I'm pretty much sold, for sure, on moving back to Baltimore. Little reason to stay in Norfolk. I wish there were more reasons, because I don't hate it here. It's just that my friends have all moved away and I lost a bunch in the break-up, and that was months ago. I made this decision within the first few days up there.

Absolutely nothing's changed with my big brother. We drank and he borrowed a little money and I don't know how he paid for anything at all. Well, his girlfriend, of course. And that's absolutely the same, too. She's still putting up with it. He hasn't worked in a year and eight months, or something exponential. He's got our dad's second car out front, but it's got a bad muffler and my brother never got it fixed and so now Dad wants it back because his other car is a big giant truck and gas costs $2.40 a gallon. That's a mess. I never realized how much my brother resents our dad. It's gotten worse.

I made gazpacho once and tried two other homemade kinds. Mine's best.

I left a really nice pair of sunglasses at Friends. I stole them from the lost and found at school back in May. So it's karma. They fit my head really well, though.

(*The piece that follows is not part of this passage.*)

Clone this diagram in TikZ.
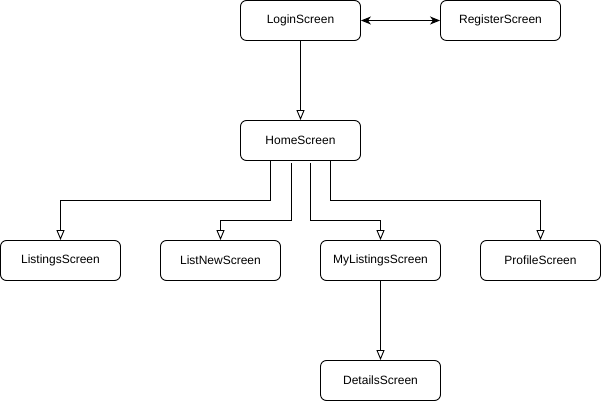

It's true I felt as if I were in college again, meeting all the girls I met. Friends of friends new to town and girls at this job and girls serving drinks at this bachelor party at the warehouse. The one I liked the most, who seemed to like me the most, was the flakiest, I think. It's also funny how guys with girlfriends will talk about their girlfriends' friends. Kevin said: "She's weird. She needs, like, total attention, all the time." And I can see that. Also, I think I may have done something I almost never do. One night, sleepless and drunk at three or something, I may have sort of propositioned the warehouse's first-ever girl roommate. And though she politely declined, she reverse propositioned me the next day, sort of. This was all done very politely.

I wrote about two paragraphs in a month, though, and that's the price of the busy after-work hours. I hope I can still do it. I got five more rejections from journals, and one from an agent. I keep a hand-written list of places I've submitted to. I was tired of all the rejections, so last night I took a nasty-yellow highlighter to the few that have accepted. It's a volume game. One editor wrote, "Thanks, but I'd like a more adult voice." Yowks.